*WHAT TO WORK ON*:
Begin at the first line below and copy each line exactly, ending with the line where "YAxis, ReferenceLine, ReferenceDot" appears.

*DATA*:
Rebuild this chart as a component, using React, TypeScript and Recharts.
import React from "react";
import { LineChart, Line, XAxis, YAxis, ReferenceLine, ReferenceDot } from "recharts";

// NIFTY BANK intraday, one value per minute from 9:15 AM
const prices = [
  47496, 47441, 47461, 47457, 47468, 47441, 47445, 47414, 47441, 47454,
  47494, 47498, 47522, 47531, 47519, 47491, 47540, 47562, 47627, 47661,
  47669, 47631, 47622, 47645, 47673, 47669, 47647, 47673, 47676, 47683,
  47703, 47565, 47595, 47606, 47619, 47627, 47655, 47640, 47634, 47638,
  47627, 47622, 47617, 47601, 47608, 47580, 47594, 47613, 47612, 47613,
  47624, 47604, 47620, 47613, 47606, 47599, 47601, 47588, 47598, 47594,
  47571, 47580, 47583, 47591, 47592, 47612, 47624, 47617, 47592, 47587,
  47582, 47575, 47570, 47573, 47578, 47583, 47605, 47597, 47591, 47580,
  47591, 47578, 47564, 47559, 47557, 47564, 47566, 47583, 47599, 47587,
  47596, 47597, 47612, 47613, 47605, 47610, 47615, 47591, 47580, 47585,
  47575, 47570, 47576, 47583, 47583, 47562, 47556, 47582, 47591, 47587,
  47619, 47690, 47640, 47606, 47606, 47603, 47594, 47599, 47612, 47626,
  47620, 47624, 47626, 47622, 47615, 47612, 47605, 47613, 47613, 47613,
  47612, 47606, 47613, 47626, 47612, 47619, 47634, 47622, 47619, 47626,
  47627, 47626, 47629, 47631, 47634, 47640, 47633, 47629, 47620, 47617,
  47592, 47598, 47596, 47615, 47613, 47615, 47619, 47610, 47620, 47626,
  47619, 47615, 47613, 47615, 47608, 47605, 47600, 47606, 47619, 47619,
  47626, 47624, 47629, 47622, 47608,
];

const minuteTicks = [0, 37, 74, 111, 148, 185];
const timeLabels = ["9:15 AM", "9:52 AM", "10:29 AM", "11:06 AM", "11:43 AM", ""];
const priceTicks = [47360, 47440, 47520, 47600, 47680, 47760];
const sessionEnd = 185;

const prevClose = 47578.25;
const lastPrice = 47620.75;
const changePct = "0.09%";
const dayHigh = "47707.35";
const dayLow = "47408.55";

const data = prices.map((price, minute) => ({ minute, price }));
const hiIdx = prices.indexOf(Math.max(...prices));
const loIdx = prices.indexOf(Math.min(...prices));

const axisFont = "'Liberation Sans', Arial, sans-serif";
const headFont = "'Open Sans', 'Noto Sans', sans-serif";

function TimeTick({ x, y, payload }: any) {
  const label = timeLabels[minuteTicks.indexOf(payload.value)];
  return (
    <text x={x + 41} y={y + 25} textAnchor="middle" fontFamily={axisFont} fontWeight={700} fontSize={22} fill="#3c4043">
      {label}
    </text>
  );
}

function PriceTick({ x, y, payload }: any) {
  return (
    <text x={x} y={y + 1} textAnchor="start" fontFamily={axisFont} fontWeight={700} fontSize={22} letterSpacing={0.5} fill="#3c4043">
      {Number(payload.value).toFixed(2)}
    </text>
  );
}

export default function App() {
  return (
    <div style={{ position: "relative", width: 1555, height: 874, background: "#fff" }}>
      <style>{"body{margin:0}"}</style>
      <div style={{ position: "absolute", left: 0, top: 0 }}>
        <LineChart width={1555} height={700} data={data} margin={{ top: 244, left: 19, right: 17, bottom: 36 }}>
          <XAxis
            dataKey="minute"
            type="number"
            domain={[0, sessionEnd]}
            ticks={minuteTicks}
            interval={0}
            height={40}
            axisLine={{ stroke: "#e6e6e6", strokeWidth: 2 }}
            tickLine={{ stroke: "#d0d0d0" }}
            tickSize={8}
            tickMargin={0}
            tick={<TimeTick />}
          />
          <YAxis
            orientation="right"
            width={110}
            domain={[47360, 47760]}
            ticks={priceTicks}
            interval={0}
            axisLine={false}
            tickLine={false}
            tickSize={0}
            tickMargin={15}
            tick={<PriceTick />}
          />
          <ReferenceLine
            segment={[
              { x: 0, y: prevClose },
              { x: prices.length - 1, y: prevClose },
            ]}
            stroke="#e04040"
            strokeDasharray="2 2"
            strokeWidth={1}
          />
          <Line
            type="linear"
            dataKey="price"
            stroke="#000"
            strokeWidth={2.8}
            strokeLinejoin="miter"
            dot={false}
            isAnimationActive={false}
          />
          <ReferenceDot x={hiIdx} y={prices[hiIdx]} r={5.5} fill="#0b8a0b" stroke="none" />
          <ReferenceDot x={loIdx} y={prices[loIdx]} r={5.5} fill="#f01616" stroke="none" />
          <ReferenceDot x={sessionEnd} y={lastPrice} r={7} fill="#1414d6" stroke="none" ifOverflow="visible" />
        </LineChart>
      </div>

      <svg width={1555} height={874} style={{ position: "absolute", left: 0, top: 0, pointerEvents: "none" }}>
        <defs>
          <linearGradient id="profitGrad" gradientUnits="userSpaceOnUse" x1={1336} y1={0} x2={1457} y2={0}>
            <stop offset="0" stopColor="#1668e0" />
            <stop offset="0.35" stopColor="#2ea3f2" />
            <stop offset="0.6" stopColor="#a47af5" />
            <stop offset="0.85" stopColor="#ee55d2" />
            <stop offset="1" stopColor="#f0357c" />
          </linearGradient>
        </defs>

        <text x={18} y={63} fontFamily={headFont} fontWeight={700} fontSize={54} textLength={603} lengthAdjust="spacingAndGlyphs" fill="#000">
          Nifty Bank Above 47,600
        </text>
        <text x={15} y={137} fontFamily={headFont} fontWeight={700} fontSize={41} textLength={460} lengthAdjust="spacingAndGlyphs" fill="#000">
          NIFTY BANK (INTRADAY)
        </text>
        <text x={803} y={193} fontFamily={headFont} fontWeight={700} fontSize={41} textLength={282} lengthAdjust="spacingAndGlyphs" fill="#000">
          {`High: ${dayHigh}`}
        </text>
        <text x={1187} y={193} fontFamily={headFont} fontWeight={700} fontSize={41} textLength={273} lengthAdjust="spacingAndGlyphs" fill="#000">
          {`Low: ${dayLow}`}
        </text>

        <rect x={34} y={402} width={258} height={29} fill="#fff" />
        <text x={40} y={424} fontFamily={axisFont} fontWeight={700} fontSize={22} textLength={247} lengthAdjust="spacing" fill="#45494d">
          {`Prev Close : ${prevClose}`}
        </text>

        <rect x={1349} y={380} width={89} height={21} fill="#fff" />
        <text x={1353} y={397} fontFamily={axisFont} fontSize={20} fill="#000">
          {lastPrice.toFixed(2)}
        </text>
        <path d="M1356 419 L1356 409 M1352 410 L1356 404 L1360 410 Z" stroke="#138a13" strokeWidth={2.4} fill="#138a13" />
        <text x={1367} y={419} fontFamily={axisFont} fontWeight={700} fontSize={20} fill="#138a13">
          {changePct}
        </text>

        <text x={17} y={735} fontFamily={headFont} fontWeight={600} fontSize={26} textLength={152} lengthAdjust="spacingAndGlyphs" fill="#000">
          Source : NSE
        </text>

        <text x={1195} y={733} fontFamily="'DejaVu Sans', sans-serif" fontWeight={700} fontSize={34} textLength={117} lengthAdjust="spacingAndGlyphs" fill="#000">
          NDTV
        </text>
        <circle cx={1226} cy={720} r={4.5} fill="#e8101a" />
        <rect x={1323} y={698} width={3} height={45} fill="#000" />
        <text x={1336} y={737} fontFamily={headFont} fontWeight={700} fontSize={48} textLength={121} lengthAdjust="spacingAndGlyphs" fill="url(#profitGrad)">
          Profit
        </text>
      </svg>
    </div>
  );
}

*WRITTEN SOLUTION*:
Rebuild this chart as a component, using React, TypeScript and Recharts.
import React from "react";
import { LineChart, Line, XAxis, YAxis, ReferenceLine, ReferenceDot } from "recharts";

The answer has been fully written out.